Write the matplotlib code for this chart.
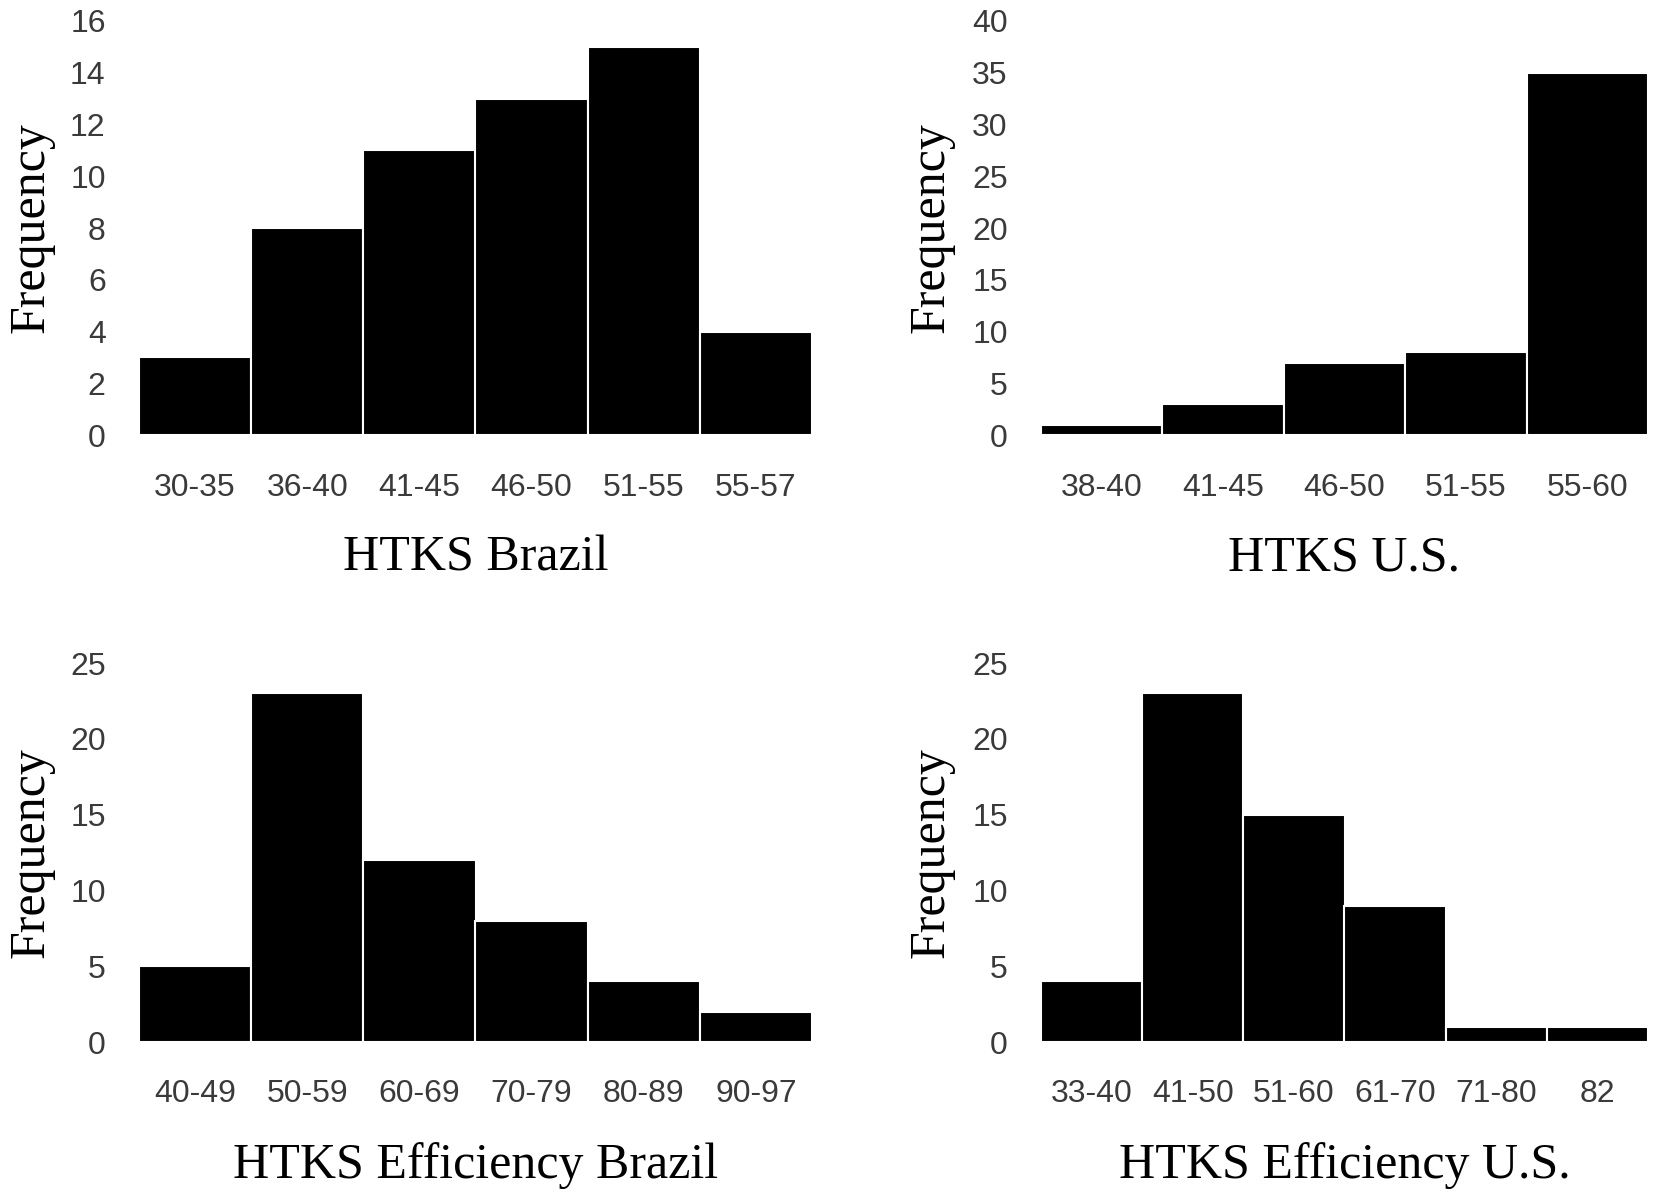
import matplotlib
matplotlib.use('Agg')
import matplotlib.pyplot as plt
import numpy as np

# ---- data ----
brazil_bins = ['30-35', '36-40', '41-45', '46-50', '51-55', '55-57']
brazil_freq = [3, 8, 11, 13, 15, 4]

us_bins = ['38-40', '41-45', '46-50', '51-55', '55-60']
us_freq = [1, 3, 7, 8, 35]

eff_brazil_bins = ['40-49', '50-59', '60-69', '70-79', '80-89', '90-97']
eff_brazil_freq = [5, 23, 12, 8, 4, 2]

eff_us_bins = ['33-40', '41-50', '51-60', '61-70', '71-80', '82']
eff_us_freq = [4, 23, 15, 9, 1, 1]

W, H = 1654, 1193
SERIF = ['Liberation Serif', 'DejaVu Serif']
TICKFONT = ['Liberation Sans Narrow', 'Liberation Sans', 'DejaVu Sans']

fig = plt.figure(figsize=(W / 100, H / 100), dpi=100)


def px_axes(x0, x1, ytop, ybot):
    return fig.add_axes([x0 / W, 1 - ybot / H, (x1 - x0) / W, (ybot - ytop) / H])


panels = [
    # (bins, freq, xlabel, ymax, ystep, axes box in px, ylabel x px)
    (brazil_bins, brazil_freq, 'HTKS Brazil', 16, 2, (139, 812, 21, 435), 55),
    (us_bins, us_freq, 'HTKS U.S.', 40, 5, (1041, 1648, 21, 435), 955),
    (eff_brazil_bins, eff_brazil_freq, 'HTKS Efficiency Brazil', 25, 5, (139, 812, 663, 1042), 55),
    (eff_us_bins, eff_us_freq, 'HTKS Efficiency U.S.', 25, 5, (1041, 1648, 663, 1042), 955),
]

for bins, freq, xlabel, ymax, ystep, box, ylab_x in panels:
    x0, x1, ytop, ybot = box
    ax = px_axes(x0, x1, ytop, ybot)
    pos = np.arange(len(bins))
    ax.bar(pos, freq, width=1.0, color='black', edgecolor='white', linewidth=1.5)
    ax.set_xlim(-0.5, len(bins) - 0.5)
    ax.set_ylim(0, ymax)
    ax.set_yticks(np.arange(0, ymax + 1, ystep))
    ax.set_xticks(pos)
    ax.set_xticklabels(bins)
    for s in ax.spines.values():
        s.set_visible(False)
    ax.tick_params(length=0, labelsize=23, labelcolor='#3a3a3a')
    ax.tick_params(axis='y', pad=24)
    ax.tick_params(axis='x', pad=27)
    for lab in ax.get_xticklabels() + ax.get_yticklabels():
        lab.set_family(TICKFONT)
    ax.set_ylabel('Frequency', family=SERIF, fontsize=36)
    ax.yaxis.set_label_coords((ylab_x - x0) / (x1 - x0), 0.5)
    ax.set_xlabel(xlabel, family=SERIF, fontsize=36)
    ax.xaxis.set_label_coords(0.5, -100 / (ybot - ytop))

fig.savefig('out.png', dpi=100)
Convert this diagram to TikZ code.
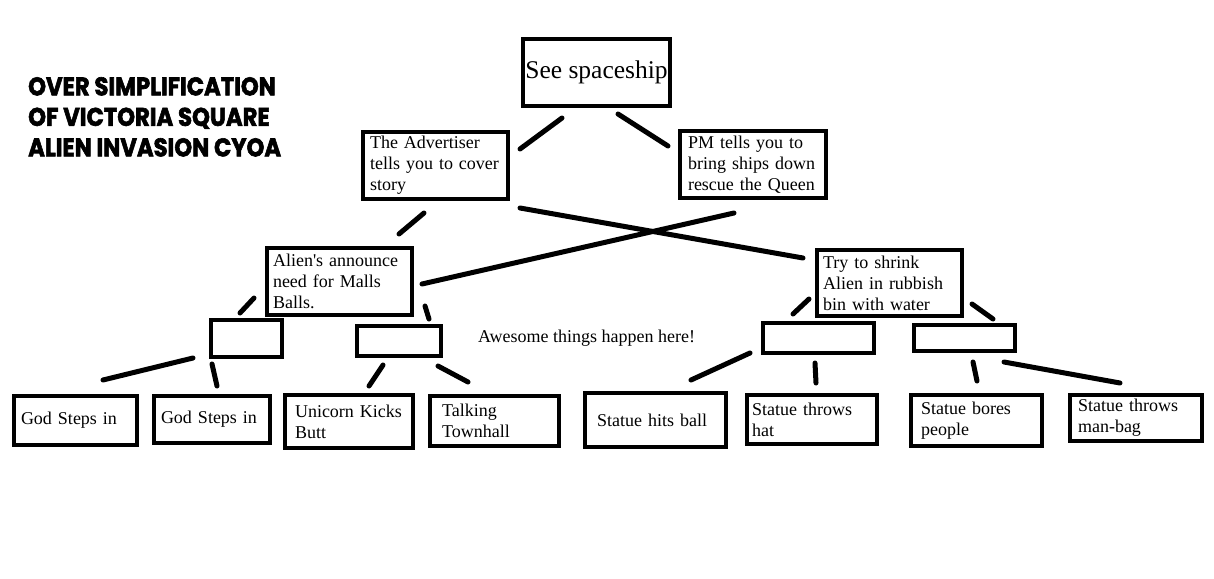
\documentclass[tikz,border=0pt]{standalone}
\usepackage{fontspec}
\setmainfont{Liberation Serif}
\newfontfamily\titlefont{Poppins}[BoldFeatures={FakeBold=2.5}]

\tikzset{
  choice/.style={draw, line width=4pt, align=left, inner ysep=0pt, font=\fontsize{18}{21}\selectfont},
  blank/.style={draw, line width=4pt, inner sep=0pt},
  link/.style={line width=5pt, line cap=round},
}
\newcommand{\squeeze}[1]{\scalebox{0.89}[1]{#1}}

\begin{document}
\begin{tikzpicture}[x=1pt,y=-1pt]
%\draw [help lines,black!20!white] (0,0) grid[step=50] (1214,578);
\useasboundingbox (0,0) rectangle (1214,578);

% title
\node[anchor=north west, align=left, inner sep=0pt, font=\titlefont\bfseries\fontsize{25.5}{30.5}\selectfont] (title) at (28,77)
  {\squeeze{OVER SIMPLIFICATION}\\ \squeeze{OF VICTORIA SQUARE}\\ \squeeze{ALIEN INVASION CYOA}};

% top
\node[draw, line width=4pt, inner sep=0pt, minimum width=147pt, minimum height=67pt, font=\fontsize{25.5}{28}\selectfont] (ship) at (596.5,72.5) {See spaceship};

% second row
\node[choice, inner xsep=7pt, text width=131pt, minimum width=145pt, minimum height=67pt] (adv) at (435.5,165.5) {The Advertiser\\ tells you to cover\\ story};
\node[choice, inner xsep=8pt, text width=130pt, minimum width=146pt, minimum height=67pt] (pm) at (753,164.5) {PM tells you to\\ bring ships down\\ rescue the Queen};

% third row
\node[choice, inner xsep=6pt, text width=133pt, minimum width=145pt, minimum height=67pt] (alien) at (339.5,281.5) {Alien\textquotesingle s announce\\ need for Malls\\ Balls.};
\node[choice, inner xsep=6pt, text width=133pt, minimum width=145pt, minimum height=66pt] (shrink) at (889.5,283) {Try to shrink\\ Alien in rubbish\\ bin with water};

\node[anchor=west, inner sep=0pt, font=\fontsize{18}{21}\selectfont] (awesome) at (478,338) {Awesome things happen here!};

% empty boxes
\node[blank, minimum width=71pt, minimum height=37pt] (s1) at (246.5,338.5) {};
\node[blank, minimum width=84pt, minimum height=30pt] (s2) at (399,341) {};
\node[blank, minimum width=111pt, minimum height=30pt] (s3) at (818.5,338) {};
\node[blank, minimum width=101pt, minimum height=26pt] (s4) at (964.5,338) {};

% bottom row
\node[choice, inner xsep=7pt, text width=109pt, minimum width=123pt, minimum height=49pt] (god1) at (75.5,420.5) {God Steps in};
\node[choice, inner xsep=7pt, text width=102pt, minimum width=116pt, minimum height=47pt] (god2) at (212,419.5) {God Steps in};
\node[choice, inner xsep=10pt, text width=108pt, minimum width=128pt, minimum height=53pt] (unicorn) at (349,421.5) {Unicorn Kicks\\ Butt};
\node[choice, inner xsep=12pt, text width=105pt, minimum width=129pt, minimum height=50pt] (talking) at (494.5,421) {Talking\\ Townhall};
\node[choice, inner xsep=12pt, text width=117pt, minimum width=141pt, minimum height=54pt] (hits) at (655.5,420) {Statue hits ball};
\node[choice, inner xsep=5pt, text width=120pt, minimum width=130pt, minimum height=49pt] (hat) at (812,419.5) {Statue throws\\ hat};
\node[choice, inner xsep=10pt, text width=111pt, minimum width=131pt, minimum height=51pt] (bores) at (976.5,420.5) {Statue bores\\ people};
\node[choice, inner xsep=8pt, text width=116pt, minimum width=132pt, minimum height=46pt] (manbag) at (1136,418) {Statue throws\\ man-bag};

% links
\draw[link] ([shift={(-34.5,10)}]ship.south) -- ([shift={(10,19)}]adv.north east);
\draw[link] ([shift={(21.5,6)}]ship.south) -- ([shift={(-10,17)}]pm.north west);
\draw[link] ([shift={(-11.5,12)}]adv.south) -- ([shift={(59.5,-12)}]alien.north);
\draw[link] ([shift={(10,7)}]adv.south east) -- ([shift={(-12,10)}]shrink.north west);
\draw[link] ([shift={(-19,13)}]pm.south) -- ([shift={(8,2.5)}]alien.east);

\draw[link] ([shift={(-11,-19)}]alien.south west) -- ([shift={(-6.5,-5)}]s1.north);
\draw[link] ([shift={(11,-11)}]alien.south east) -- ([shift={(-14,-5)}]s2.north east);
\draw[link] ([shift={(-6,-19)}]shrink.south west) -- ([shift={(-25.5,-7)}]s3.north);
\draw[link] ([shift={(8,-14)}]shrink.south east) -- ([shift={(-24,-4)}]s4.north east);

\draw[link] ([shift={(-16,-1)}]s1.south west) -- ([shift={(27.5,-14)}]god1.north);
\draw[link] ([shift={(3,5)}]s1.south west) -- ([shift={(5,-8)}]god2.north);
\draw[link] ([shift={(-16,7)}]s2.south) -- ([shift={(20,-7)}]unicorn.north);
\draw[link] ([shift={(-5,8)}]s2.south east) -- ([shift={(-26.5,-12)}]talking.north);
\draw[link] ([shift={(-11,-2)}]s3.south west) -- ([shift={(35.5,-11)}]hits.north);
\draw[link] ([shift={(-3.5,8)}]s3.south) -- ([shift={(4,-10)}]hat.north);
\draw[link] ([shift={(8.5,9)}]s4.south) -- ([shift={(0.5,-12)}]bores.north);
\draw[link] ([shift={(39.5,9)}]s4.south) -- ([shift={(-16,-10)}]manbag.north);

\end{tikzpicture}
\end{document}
^^^^
DESCRIPTION OF THE TASK:
Hand back the exact lines from the start of the entries to the line with "TICKFONT = ['Liberation", both ends kept and pictures left out.

RESPONSE BELOW:
Write the matplotlib code for this chart.
import matplotlib
matplotlib.use('Agg')
import matplotlib.pyplot as plt
import numpy as np

# ---- data ----
brazil_bins = ['30-35', '36-40', '41-45', '46-50', '51-55', '55-57']
brazil_freq = [3, 8, 11, 13, 15, 4]

us_bins = ['38-40', '41-45', '46-50', '51-55', '55-60']
us_freq = [1, 3, 7, 8, 35]

eff_brazil_bins = ['40-49', '50-59', '60-69', '70-79', '80-89', '90-97']
eff_brazil_freq = [5, 23, 12, 8, 4, 2]

eff_us_bins = ['33-40', '41-50', '51-60', '61-70', '71-80', '82']
eff_us_freq = [4, 23, 15, 9, 1, 1]

W, H = 1654, 1193
SERIF = ['Liberation Serif', 'DejaVu Serif']
TICKFONT = ['Liberation Sans Narrow', 'Liberation Sans', 'DejaVu Sans']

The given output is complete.